The dollar is slightly weaker across the board
But trading ranges are keeping rather narrow for the most part. The current landscape in the currencies space is that there are smaller themes at play for the time being.
The loonie remains upbeat after the BOC meeting and push higher in oil prices yesterday. Meanwhile, the pound is staying perky upon an extension of a break higher in cable above the 1.30 level as buyers keep up the good mood amid more stable opinion polls.
Then, we also have the kiwi, which continues to look perky and benefiting off the run lower in AUD/NZD. But gains are limited for now as NZD/USD and NZD/JPY both run up against their respective 200-day moving average.

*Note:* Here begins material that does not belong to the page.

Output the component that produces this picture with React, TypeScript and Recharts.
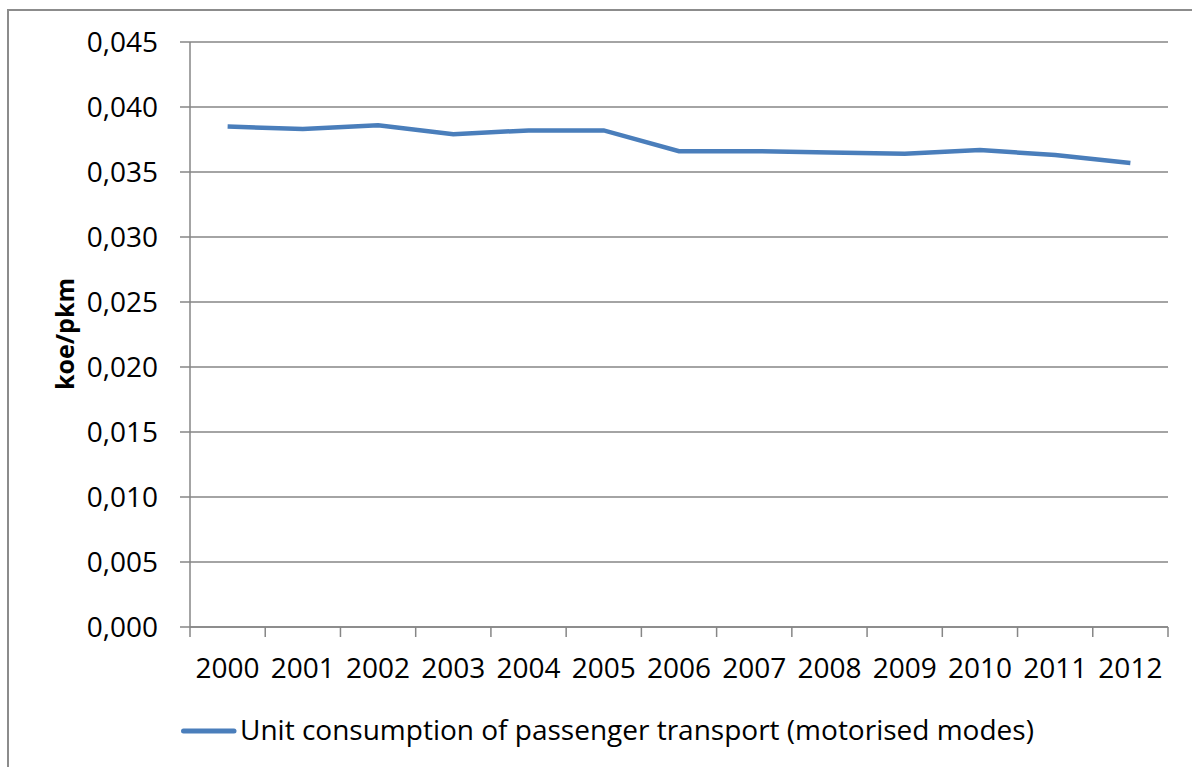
import React from 'react';
import { LineChart, Line, XAxis, YAxis, CartesianGrid } from 'recharts';

const years = ['2000', '2001', '2002', '2003', '2004', '2005', '2006', '2007', '2008', '2009', '2010', '2011', '2012'];
const unitConsumption = [0.0385, 0.0383, 0.0386, 0.0379, 0.0382, 0.0382, 0.0366, 0.0366, 0.0365, 0.0364, 0.0367, 0.0363, 0.0357];
const yTicks = [0, 0.005, 0.01, 0.015, 0.02, 0.025, 0.03, 0.035, 0.04, 0.045];
const seriesName = 'Unit consumption of passenger transport (motorised modes)';
const yLabel = 'koe/pkm';

const data = years.map((y, i) => ({ year: y, value: unitConsumption[i] }));

const W = 1192;
const H = 767;
const PLOT_LEFT = 190;
const PLOT_RIGHT = 1168;
const PLOT_TOP = 42;
const PLOT_BOTTOM = 627;
const PLOT_W = PLOT_RIGHT - PLOT_LEFT;
const BAND = PLOT_W / years.length;
const FONT = '"Open Sans", sans-serif';
const GRID = '#868686';
const BLUE = '#4a7ebb';

const XTick = (props: any) => {
  const { x, payload, index } = props;
  const left = x - BAND / 2;
  return (
    <g>
      <line x1={left} y1={PLOT_BOTTOM} x2={left} y2={PLOT_BOTTOM + 10} stroke={GRID} strokeWidth={1.5} />
      {index === years.length - 1 && (
        <line x1={x + BAND / 2} y1={PLOT_BOTTOM} x2={x + BAND / 2} y2={PLOT_BOTTOM + 10} stroke={GRID} strokeWidth={1.5} />
      )}
      <text x={x} y={PLOT_BOTTOM + 51} textAnchor="middle" fontFamily={FONT} fontSize={28} fill="#000">
        {payload.value}
      </text>
    </g>
  );
};

const YTick = (props: any) => {
  const { y, payload } = props;
  return (
    <text x={158} y={y + 10} textAnchor="end" fontFamily={FONT} fontSize={28} fill="#000">
      {Number(payload.value).toFixed(3).replace('.', ',')}
    </text>
  );
};

const YLabel = () => (
  <text
    x={64}
    y={334}
    transform="rotate(-90, 64, 334)"
    textAnchor="middle"
    dominantBaseline="central"
    fontFamily={FONT}
    fontSize={25}
    fontWeight={700}
    fill="#000"
  >
    {yLabel}
  </text>
);

export default function App() {
  return (
    <div style={{ position: 'absolute', left: 0, top: 0, width: W, height: H, background: '#fff', overflow: 'hidden' }}>
      <div style={{ position: 'absolute', left: 7, top: 9, width: W, height: H, borderLeft: '2px solid #8c8c8c', borderTop: '2px solid #8c8c8c' }} />
      <LineChart
        width={W}
        height={H}
        data={data}
        margin={{ top: PLOT_TOP, right: W - PLOT_RIGHT, bottom: 0, left: 0 }}
        style={{ position: 'absolute', left: 0, top: 0 }}
      >
        <CartesianGrid vertical={false} stroke={GRID} strokeWidth={1.5} />
        <XAxis
          dataKey="year"
          scale="band"
          height={H - PLOT_BOTTOM}
          axisLine={{ stroke: GRID, strokeWidth: 1.5 }}
          tickLine={false}
          tick={<XTick />}
          interval={0}
        />
        <YAxis
          domain={[0, 0.045]}
          ticks={yTicks}
          width={PLOT_LEFT}
          axisLine={{ stroke: GRID, strokeWidth: 1.5 }}
          tickLine={{ stroke: GRID, strokeWidth: 1.5 }}
          tickSize={10}
          tick={<YTick />}
          interval={0}
          label={<YLabel />}
        />
        <Line
          type="linear"
          dataKey="value"
          name={seriesName}
          stroke={BLUE}
          strokeWidth={4.5}
          dot={false}
          activeDot={false}
          isAnimationActive={false}
        />
      </LineChart>
      <svg width={W} height={60} style={{ position: 'absolute', left: 0, top: 705 }}>
        <line x1={183.5} y1={26} x2={234} y2={26} stroke={BLUE} strokeWidth={5} strokeLinecap="round" />
        <text x={240} y={35} fontFamily={FONT} fontSize={28} fill="#000">{seriesName}</text>
      </svg>
    </div>
  );
}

And we also have the aussie, which continues to be dragged lower on more poor economic data as that adds to the push (poor data) and pull (RBA on hold) narrative in the currency.
The main driver of markets remain the risk mood and in that lieu, US-China trade tensions is the one to watch for. As things stand, the optimism from yesterday has been toned down today with US futures keeping flat and bond yields a little lower.
That is also helping to keep gold a little higher on the day with USD/JPY still sticking around 108.80 as we begin European trading.
Looking ahead, there is little on the economic calendar to shift the dial in markets so continue to pay attention to the smaller themes highlighted but also keep an eye out on more US-China trade rhetoric that may potentially follow.